SUPPLIED MATERIAL:
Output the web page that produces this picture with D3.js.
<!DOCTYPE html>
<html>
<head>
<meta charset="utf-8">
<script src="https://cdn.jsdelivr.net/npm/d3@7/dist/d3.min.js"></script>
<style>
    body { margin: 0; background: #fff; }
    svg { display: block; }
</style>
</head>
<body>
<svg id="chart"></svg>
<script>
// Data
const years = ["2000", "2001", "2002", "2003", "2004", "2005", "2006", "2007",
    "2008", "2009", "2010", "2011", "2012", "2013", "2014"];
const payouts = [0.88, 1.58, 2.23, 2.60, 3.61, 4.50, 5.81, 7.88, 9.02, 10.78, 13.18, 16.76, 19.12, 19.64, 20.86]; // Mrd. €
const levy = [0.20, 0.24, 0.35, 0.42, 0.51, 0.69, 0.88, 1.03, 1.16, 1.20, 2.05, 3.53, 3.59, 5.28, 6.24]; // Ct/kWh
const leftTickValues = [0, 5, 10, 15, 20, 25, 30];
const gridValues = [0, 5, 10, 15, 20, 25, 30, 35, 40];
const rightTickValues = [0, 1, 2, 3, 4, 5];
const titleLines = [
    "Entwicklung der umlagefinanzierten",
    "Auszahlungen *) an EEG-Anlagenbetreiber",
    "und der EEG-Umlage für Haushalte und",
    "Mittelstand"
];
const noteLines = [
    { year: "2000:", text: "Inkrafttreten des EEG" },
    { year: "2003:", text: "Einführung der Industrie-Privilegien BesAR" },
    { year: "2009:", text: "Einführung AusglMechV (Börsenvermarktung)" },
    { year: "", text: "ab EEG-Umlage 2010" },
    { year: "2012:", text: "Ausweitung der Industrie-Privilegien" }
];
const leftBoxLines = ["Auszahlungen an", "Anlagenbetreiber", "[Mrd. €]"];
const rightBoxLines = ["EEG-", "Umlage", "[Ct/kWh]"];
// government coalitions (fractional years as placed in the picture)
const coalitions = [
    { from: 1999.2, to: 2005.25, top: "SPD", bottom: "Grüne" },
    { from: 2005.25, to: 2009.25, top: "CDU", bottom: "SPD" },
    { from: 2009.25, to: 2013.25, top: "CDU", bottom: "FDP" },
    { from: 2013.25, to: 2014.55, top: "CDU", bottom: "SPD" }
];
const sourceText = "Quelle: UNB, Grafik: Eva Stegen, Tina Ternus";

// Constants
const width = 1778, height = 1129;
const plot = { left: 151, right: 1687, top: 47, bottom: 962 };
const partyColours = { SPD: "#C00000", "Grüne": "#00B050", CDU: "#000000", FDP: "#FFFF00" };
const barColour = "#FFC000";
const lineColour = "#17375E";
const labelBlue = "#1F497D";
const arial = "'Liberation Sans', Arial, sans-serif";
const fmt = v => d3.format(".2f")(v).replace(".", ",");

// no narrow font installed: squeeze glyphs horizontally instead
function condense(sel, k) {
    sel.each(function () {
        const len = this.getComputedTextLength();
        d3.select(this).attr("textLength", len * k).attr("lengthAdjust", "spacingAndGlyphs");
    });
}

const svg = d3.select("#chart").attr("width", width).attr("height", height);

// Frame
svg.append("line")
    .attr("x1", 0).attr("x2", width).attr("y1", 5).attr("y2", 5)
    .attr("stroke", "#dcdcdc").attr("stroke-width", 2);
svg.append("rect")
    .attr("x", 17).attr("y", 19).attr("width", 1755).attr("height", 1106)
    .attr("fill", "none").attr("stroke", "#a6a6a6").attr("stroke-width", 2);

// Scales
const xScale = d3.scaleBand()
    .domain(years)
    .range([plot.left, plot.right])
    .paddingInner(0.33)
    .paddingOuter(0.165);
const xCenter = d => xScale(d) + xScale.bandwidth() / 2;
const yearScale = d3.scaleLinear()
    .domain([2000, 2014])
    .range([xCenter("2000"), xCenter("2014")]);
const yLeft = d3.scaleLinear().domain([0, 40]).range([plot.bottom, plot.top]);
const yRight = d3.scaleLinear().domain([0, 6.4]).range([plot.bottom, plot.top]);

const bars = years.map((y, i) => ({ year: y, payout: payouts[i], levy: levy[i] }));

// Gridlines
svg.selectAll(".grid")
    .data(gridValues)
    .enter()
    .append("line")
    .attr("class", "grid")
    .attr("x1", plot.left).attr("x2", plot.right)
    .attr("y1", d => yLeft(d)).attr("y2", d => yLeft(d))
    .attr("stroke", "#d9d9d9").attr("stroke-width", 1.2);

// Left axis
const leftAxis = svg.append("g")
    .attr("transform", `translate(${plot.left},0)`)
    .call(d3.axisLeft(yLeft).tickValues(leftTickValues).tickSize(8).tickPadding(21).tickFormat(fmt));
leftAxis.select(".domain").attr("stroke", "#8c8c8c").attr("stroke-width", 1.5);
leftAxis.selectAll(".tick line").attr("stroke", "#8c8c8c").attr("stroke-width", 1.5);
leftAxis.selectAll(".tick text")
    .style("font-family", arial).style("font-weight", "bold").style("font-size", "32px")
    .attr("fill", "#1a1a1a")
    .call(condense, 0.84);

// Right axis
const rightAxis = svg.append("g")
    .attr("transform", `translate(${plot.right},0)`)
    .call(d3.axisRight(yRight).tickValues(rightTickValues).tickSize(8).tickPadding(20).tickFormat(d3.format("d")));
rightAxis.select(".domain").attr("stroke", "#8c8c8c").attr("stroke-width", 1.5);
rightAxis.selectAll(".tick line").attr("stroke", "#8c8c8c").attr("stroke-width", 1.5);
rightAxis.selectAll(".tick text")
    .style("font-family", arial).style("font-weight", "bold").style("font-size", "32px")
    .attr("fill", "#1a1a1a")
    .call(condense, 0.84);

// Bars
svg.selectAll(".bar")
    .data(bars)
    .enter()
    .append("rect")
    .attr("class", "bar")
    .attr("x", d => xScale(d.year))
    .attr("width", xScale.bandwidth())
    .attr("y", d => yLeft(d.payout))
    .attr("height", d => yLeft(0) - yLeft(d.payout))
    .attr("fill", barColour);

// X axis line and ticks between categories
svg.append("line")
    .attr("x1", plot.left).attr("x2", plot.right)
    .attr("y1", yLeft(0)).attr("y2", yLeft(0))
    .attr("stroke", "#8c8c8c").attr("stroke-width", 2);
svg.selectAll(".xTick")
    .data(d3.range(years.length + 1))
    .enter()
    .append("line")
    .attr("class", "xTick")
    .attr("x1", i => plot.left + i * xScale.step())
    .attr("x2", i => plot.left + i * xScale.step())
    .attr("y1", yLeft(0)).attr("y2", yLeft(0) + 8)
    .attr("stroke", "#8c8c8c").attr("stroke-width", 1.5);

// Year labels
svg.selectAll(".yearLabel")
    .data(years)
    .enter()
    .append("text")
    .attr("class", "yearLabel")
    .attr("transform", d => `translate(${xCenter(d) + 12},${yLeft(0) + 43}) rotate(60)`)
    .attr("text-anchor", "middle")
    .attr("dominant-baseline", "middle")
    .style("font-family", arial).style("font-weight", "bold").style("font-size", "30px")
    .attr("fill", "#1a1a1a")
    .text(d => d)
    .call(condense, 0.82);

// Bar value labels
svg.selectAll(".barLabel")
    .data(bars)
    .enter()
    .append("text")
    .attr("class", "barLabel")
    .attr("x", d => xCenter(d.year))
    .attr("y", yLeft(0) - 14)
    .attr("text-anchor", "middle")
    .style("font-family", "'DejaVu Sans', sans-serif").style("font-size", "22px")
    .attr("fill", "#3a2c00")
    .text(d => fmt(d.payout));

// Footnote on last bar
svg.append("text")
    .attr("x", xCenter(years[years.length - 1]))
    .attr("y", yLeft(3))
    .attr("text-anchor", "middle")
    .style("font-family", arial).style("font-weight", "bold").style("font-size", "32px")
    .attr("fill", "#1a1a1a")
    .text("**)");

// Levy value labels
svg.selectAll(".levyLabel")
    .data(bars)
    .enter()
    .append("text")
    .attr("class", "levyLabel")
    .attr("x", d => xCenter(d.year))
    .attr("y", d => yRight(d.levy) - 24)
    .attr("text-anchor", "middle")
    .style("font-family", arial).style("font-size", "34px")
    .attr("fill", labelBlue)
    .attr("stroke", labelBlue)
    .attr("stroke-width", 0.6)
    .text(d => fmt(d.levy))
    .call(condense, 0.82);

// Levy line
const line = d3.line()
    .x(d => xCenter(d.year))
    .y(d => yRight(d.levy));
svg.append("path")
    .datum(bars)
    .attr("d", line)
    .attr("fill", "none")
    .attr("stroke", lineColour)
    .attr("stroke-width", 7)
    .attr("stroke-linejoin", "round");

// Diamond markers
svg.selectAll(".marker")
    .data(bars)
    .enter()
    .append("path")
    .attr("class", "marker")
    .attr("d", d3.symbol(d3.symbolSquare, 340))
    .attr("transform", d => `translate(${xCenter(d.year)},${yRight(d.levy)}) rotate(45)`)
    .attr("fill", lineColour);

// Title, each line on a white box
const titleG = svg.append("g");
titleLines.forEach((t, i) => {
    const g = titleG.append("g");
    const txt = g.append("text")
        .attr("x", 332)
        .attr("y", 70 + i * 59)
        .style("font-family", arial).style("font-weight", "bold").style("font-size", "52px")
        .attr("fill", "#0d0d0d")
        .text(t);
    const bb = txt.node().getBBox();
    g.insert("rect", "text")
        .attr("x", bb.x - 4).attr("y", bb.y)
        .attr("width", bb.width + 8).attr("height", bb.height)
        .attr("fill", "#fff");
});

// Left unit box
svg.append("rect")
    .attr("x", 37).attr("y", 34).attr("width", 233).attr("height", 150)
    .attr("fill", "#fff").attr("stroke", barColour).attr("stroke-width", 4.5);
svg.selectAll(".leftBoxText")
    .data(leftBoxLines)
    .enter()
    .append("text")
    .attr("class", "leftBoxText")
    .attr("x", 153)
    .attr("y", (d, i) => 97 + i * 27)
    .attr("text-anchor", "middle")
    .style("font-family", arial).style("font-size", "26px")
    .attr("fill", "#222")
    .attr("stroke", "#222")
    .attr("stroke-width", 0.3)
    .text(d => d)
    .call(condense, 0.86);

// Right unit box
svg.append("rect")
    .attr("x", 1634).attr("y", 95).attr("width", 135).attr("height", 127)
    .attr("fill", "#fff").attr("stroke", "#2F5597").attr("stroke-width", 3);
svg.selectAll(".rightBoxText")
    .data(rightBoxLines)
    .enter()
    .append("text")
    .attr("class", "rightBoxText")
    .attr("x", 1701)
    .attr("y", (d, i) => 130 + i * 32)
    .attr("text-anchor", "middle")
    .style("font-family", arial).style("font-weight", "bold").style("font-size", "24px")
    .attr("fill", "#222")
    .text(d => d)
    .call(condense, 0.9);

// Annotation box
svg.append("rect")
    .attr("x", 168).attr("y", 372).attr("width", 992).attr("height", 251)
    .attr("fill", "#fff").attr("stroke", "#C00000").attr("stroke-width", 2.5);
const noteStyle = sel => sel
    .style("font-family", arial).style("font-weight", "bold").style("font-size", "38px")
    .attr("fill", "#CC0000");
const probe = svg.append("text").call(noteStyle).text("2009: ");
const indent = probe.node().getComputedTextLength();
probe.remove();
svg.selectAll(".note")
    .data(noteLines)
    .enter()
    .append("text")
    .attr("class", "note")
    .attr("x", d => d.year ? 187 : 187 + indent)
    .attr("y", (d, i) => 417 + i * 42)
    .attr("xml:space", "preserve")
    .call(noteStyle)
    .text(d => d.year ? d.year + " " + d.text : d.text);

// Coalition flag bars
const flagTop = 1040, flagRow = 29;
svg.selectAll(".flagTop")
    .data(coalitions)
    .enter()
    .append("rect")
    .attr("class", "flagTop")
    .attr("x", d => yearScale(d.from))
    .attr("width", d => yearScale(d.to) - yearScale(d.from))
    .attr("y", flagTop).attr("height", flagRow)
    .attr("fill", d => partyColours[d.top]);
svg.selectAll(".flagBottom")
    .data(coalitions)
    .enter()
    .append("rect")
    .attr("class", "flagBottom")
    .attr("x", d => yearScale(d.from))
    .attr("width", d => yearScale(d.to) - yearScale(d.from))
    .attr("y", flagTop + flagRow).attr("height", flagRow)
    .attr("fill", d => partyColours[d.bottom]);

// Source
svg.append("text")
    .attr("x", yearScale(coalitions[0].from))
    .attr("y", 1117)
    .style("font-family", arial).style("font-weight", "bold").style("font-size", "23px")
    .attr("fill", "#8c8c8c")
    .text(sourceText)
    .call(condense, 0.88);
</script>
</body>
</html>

GOAL OF THE EXERCISE:
Return exactly, please, the lines of the material from the first one down to and including the line where "UNB, Grafik: Eva" appears.

SOLUTION FOR THIS EXERCISE:
Output the web page that produces this picture with D3.js.
<!DOCTYPE html>
<html>
<head>
<meta charset="utf-8">
<script src="https://cdn.jsdelivr.net/npm/d3@7/dist/d3.min.js"></script>
<style>
    body { margin: 0; background: #fff; }
    svg { display: block; }
</style>
</head>
<body>
<svg id="chart"></svg>
<script>
// Data
const years = ["2000", "2001", "2002", "2003", "2004", "2005", "2006", "2007",
    "2008", "2009", "2010", "2011", "2012", "2013", "2014"];
const payouts = [0.88, 1.58, 2.23, 2.60, 3.61, 4.50, 5.81, 7.88, 9.02, 10.78, 13.18, 16.76, 19.12, 19.64, 20.86]; // Mrd. €
const levy = [0.20, 0.24, 0.35, 0.42, 0.51, 0.69, 0.88, 1.03, 1.16, 1.20, 2.05, 3.53, 3.59, 5.28, 6.24]; // Ct/kWh
const leftTickValues = [0, 5, 10, 15, 20, 25, 30];
const gridValues = [0, 5, 10, 15, 20, 25, 30, 35, 40];
const rightTickValues = [0, 1, 2, 3, 4, 5];
const titleLines = [
    "Entwicklung der umlagefinanzierten",
    "Auszahlungen *) an EEG-Anlagenbetreiber",
    "und der EEG-Umlage für Haushalte und",
    "Mittelstand"
];
const noteLines = [
    { year: "2000:", text: "Inkrafttreten des EEG" },
    { year: "2003:", text: "Einführung der Industrie-Privilegien BesAR" },
    { year: "2009:", text: "Einführung AusglMechV (Börsenvermarktung)" },
    { year: "", text: "ab EEG-Umlage 2010" },
    { year: "2012:", text: "Ausweitung der Industrie-Privilegien" }
];
const leftBoxLines = ["Auszahlungen an", "Anlagenbetreiber", "[Mrd. €]"];
const rightBoxLines = ["EEG-", "Umlage", "[Ct/kWh]"];
// government coalitions (fractional years as placed in the picture)
const coalitions = [
    { from: 1999.2, to: 2005.25, top: "SPD", bottom: "Grüne" },
    { from: 2005.25, to: 2009.25, top: "CDU", bottom: "SPD" },
    { from: 2009.25, to: 2013.25, top: "CDU", bottom: "FDP" },
    { from: 2013.25, to: 2014.55, top: "CDU", bottom: "SPD" }
];
const sourceText = "Quelle: UNB, Grafik: Eva Stegen, Tina Ternus";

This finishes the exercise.